We have discussed how to impute one variable, but in general we want to impute all variables in a data set. The data set may also consist not only of continuous variables but also of a mix of continuous, semi-continuous, categorical, binary,and/or count variables. The robust EM-based imputation accounts for this (and more, such as specifying a model for each variable) and is implemented in the function irmi (Templ, Kowarik, and Filzmoser 2011) in the R package VIM (Templ, Alfons, and Filzmoser 2011):
data("sleep")
sleepImp <- irmi(sleep)
## Time difference of 0.03798294 secs
sleepImp[ind[, "Sleep"], "Sleep"]
## [1] 3.748899 10.089591 3.156300 17.085060
We see this is very close to the initial solution where we took a better initialization of the missing values. This is an indication of the successfulness of irmi. We may use another method, such as mice (as irmi is usually used for multiple imputation):
library("mice")
## Warning: package 'mice' was built under R version 4.3.3
## Warning in check_dep_version(): ABI version mismatch:
## lme4 was built with Matrix ABI version 1
## Current Matrix ABI version is 0
## Please re-install lme4 from source or restore original 'Matrix' package
##
## Attaching package: 'mice'
## The following object is masked from 'package:stats':
##
## filter
## The following objects are masked from 'package:base':
##
## cbind, rbind
## Loading required package: Rcpp
## mice 2.25 2015-11-09
data("sleep")
em_mice <- mice(sleep, m = 1)
##
## iter imp variable
## 1 1 NonD Dream Sleep Span Gest
## 2 1 NonD Dream Sleep Span Gest
## 3 1 NonD Dream Sleep Span Gest
## 4 1 NonD Dream Sleep Span Gest
## 5 1 NonD Dream Sleep Span Gest
## Warning: Number of logged events: 2
em_mice$imp$Sleep
## 1
## 21 12.8
## 31 9.8
## 41 2.6
## 62 11.2
## now with bad intitialisation in predictors
sleep[is.na(sleep)] <- 2240
sleep$Sleep[ind[, "Sleep"]] <- NA
em_mice <- mice(sleep, m = 1)
##
## iter imp variable
## 1 1 Sleep
## 2 1 Sleep
## 3 1 Sleep
## 4 1 Sleep
## 5 1 Sleep
## Warning: Number of logged events: 5
em_mice$imp$Sleep
## 1
## 21 3.9
## 31 2.6
## 41 3.1
## 62 13.8
We see that we get a completely different result, as soon outliers are present in the data set. This is also true for other implementations of the EM algorithm, that are only suitable when the data set is approx. multivariate normal. As soon as this is violated (as typically is the case in practice), irmi might be a good choice. Note that in irmi many other parameters can be specified (not discussed here):
args(irmi)
## function (x, eps = 5, maxit = 100, mixed = NULL, mixed.constant = NULL,
## count = NULL, step = FALSE, robust = FALSE, takeAll = TRUE,
## noise = TRUE, noise.factor = 1, force = FALSE, robMethod = "MM",
## force.mixed = TRUE, mi = 1, addMixedFactors = FALSE, trace = FALSE,
## init.method = "kNN", modelFormulas = NULL, multinom.method = "multinom",
## imp_var = TRUE, imp_suffix = "imp")
## NULL
The EM algorithm is a computation approach to find a solution for maximum likelihood estimators. Basically, the EM algorithm consists of two steps, the E-step for estimation of parameters and the M-step for maximization according to the actual parameters. The algorithm usually converges quickly and is applied in many areas.

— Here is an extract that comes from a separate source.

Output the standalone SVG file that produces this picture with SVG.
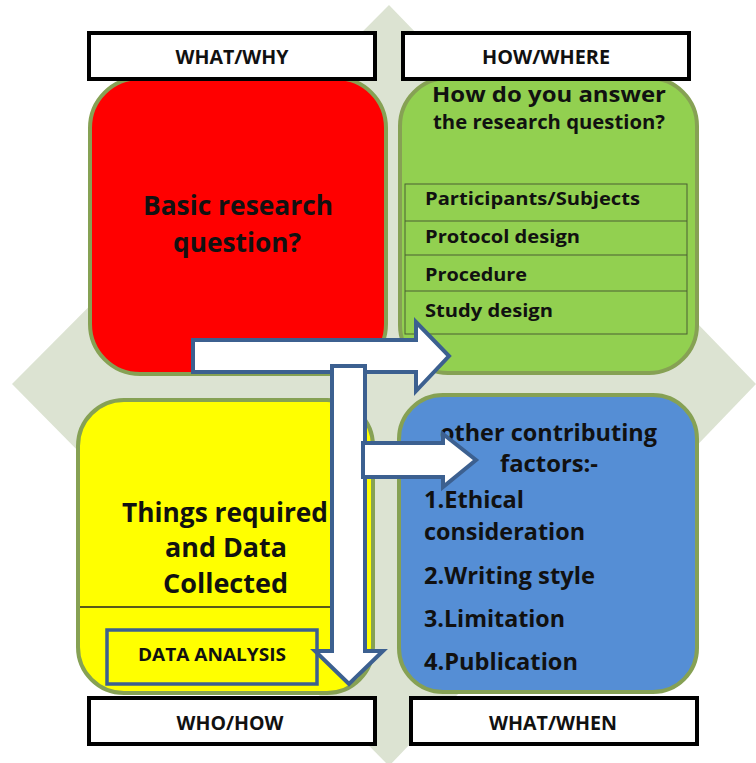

In this chapter we saw the application in two areas, in clustering and in imputation of missing values. Clustering is an NP-hard problem; loosely speaking, we cannot find the exact closed-form solution in a reasonable time. The EM algorithm is therefore necessary to interactively find a good solution. In clustering, the EM algorithm is implemented for the k-means clustering algorithm, but also (not shown in this chapter) for model-based clustering and for mixture models in general.
Missing values occur frequently in data sets in practice. Data scientists are probably those people whose main job is in data pre-processing, thus they also have to impute missing values. We saw that the EM algorithm is a central tool for this task.